>> Start
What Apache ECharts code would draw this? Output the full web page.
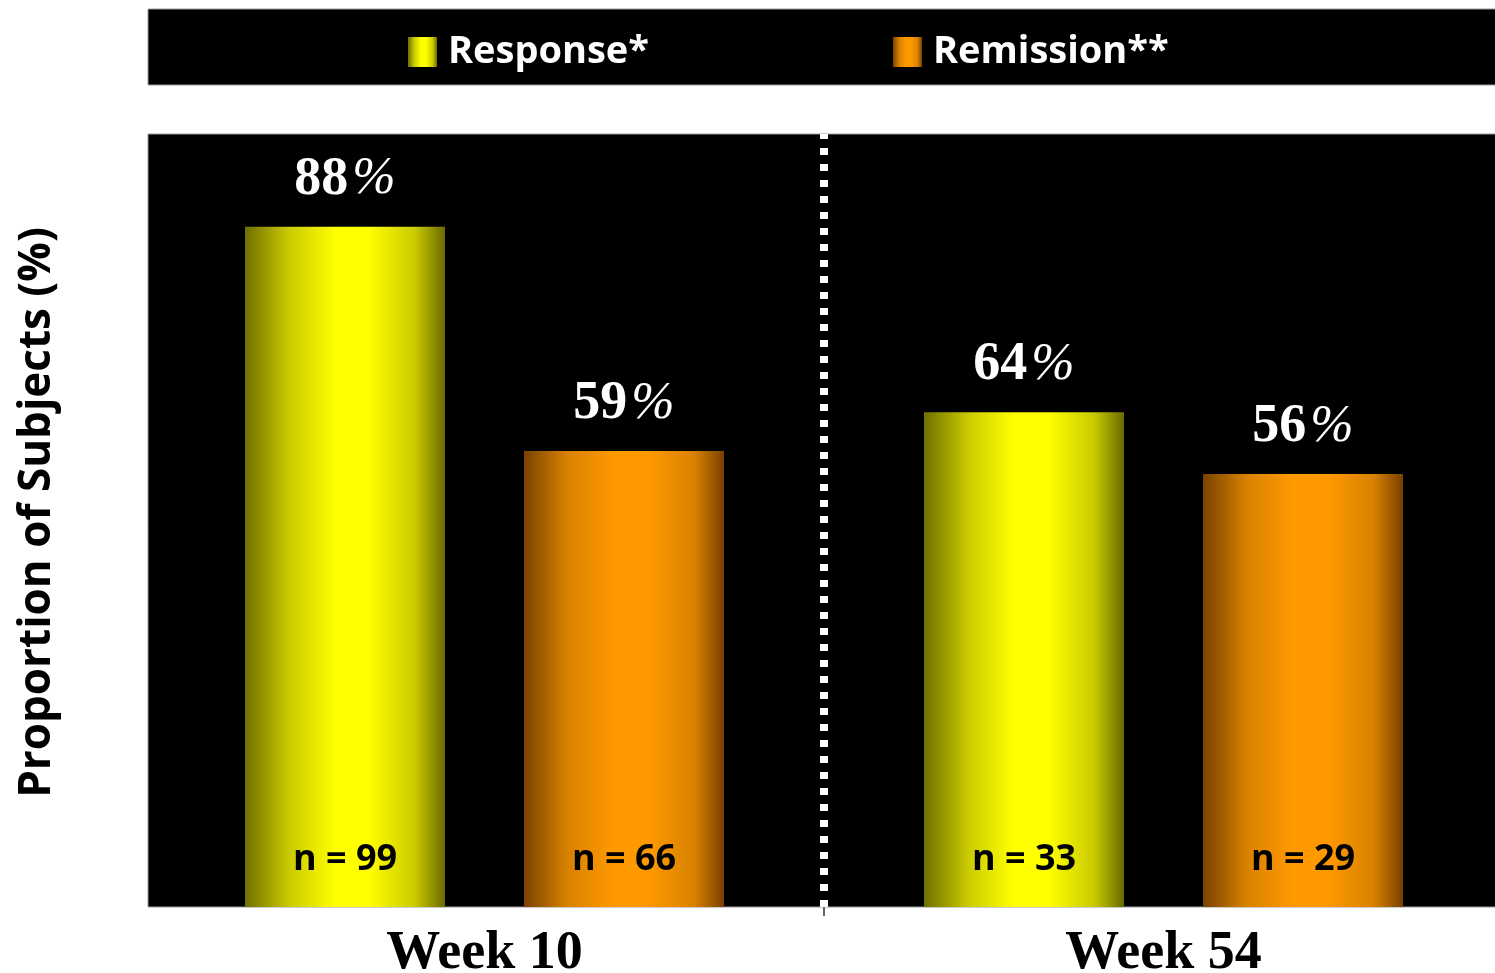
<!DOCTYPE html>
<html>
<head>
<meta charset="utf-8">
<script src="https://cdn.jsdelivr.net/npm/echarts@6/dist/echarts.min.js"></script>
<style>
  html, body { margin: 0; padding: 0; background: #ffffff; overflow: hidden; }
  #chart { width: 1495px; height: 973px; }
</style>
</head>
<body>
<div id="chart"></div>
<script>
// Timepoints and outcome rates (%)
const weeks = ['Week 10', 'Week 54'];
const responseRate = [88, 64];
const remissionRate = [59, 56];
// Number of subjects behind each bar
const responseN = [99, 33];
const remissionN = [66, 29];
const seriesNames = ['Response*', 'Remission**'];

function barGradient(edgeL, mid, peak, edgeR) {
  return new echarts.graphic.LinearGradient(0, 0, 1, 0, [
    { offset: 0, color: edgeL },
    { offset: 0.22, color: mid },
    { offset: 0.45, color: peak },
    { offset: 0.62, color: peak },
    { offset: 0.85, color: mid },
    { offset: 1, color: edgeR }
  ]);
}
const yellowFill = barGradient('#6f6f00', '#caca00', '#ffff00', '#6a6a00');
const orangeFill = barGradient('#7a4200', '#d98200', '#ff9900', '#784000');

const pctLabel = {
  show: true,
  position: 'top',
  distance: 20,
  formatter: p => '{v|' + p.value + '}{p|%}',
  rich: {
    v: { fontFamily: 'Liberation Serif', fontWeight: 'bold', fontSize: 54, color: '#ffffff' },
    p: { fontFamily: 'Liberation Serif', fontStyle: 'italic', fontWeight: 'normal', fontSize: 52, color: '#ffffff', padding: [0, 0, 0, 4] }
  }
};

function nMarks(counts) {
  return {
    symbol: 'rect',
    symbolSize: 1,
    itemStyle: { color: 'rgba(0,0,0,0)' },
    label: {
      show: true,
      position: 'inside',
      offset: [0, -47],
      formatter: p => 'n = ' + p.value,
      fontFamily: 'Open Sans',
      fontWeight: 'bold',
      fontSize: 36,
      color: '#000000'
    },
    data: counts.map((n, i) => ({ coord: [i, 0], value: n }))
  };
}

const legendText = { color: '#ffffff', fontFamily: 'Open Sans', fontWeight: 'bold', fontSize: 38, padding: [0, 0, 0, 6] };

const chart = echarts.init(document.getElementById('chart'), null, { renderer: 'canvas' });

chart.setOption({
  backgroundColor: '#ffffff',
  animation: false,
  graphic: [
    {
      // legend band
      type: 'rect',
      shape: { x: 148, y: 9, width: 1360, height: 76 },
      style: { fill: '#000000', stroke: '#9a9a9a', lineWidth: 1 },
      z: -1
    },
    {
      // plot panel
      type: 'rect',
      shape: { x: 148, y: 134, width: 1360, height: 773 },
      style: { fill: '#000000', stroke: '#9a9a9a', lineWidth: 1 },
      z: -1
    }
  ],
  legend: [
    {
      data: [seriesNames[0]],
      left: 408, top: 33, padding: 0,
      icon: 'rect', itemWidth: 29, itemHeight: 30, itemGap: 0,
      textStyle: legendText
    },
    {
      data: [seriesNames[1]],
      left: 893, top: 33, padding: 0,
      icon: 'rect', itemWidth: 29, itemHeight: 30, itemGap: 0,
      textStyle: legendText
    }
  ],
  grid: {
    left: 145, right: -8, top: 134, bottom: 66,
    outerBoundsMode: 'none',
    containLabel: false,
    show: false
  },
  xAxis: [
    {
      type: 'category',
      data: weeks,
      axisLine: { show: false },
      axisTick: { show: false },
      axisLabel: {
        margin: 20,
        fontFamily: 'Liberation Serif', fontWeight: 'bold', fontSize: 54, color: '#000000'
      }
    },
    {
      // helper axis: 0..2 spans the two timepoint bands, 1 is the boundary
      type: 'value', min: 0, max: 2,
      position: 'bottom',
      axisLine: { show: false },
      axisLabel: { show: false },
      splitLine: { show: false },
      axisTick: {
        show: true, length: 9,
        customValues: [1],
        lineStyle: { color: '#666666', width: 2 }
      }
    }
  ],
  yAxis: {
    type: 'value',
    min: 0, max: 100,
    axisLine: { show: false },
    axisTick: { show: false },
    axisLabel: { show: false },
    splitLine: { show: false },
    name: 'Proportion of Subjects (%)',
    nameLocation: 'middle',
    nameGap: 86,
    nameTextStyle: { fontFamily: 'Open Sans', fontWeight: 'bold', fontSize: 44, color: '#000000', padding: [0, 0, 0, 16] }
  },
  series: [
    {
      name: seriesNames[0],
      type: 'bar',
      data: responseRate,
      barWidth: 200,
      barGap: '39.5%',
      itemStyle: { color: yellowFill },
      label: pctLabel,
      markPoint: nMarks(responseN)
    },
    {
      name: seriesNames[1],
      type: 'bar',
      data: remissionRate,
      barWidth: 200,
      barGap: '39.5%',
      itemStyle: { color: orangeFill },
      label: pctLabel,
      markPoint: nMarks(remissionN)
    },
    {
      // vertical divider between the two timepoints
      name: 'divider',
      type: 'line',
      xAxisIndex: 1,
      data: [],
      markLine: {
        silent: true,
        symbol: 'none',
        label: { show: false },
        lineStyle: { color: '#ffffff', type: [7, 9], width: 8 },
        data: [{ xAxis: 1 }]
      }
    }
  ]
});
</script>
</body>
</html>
>> End
• [Short task]:
All of the lines above should be printed exactly, minus the pictures.

• [The result]:
What Apache ECharts code would draw this? Output the full web page.
<!DOCTYPE html>
<html>
<head>
<meta charset="utf-8">
<script src="https://cdn.jsdelivr.net/npm/echarts@6/dist/echarts.min.js"></script>
<style>
  html, body { margin: 0; padding: 0; background: #ffffff; overflow: hidden; }
  #chart { width: 1495px; height: 973px; }
</style>
</head>
<body>
<div id="chart"></div>
<script>
// Timepoints and outcome rates (%)
const weeks = ['Week 10', 'Week 54'];
const responseRate = [88, 64];
const remissionRate = [59, 56];
// Number of subjects behind each bar
const responseN = [99, 33];
const remissionN = [66, 29];
const seriesNames = ['Response*', 'Remission**'];

function barGradient(edgeL, mid, peak, edgeR) {
  return new echarts.graphic.LinearGradient(0, 0, 1, 0, [
    { offset: 0, color: edgeL },
    { offset: 0.22, color: mid },
    { offset: 0.45, color: peak },
    { offset: 0.62, color: peak },
    { offset: 0.85, color: mid },
    { offset: 1, color: edgeR }
  ]);
}
const yellowFill = barGradient('#6f6f00', '#caca00', '#ffff00', '#6a6a00');
const orangeFill = barGradient('#7a4200', '#d98200', '#ff9900', '#784000');

const pctLabel = {
  show: true,
  position: 'top',
  distance: 20,
  formatter: p => '{v|' + p.value + '}{p|%}',
  rich: {
    v: { fontFamily: 'Liberation Serif', fontWeight: 'bold', fontSize: 54, color: '#ffffff' },
    p: { fontFamily: 'Liberation Serif', fontStyle: 'italic', fontWeight: 'normal', fontSize: 52, color: '#ffffff', padding: [0, 0, 0, 4] }
  }
};

function nMarks(counts) {
  return {
    symbol: 'rect',
    symbolSize: 1,
    itemStyle: { color: 'rgba(0,0,0,0)' },
    label: {
      show: true,
      position: 'inside',
      offset: [0, -47],
      formatter: p => 'n = ' + p.value,
      fontFamily: 'Open Sans',
      fontWeight: 'bold',
      fontSize: 36,
      color: '#000000'
    },
    data: counts.map((n, i) => ({ coord: [i, 0], value: n }))
  };
}

const legendText = { color: '#ffffff', fontFamily: 'Open Sans', fontWeight: 'bold', fontSize: 38, padding: [0, 0, 0, 6] };

const chart = echarts.init(document.getElementById('chart'), null, { renderer: 'canvas' });

chart.setOption({
  backgroundColor: '#ffffff',
  animation: false,
  graphic: [
    {
      // legend band
      type: 'rect',
      shape: { x: 148, y: 9, width: 1360, height: 76 },
      style: { fill: '#000000', stroke: '#9a9a9a', lineWidth: 1 },
      z: -1
    },
    {
      // plot panel
      type: 'rect',
      shape: { x: 148, y: 134, width: 1360, height: 773 },
      style: { fill: '#000000', stroke: '#9a9a9a', lineWidth: 1 },
      z: -1
    }
  ],
  legend: [
    {
      data: [seriesNames[0]],
      left: 408, top: 33, padding: 0,
      icon: 'rect', itemWidth: 29, itemHeight: 30, itemGap: 0,
      textStyle: legendText
    },
    {
      data: [seriesNames[1]],
      left: 893, top: 33, padding: 0,
      icon: 'rect', itemWidth: 29, itemHeight: 30, itemGap: 0,
      textStyle: legendText
    }
  ],
  grid: {
    left: 145, right: -8, top: 134, bottom: 66,
    outerBoundsMode: 'none',
    containLabel: false,
    show: false
  },
  xAxis: [
    {
      type: 'category',
      data: weeks,
      axisLine: { show: false },
      axisTick: { show: false },
      axisLabel: {
        margin: 20,
        fontFamily: 'Liberation Serif', fontWeight: 'bold', fontSize: 54, color: '#000000'
      }
    },
    {
      // helper axis: 0..2 spans the two timepoint bands, 1 is the boundary
      type: 'value', min: 0, max: 2,
      position: 'bottom',
      axisLine: { show: false },
      axisLabel: { show: false },
      splitLine: { show: false },
      axisTick: {
        show: true, length: 9,
        customValues: [1],
        lineStyle: { color: '#666666', width: 2 }
      }
    }
  ],
  yAxis: {
    type: 'value',
    min: 0, max: 100,
    axisLine: { show: false },
    axisTick: { show: false },
    axisLabel: { show: false },
    splitLine: { show: false },
    name: 'Proportion of Subjects (%)',
    nameLocation: 'middle',
    nameGap: 86,
    nameTextStyle: { fontFamily: 'Open Sans', fontWeight: 'bold', fontSize: 44, color: '#000000', padding: [0, 0, 0, 16] }
  },
  series: [
    {
      name: seriesNames[0],
      type: 'bar',
      data: responseRate,
      barWidth: 200,
      barGap: '39.5%',
      itemStyle: { color: yellowFill },
      label: pctLabel,
      markPoint: nMarks(responseN)
    },
    {
      name: seriesNames[1],
      type: 'bar',
      data: remissionRate,
      barWidth: 200,
      barGap: '39.5%',
      itemStyle: { color: orangeFill },
      label: pctLabel,
      markPoint: nMarks(remissionN)
    },
    {
      // vertical divider between the two timepoints
      name: 'divider',
      type: 'line',
      xAxisIndex: 1,
      data: [],
      markLine: {
        silent: true,
        symbol: 'none',
        label: { show: false },
        lineStyle: { color: '#ffffff', type: [7, 9], width: 8 },
        data: [{ xAxis: 1 }]
      }
    }
  ]
});
</script>
</body>
</html>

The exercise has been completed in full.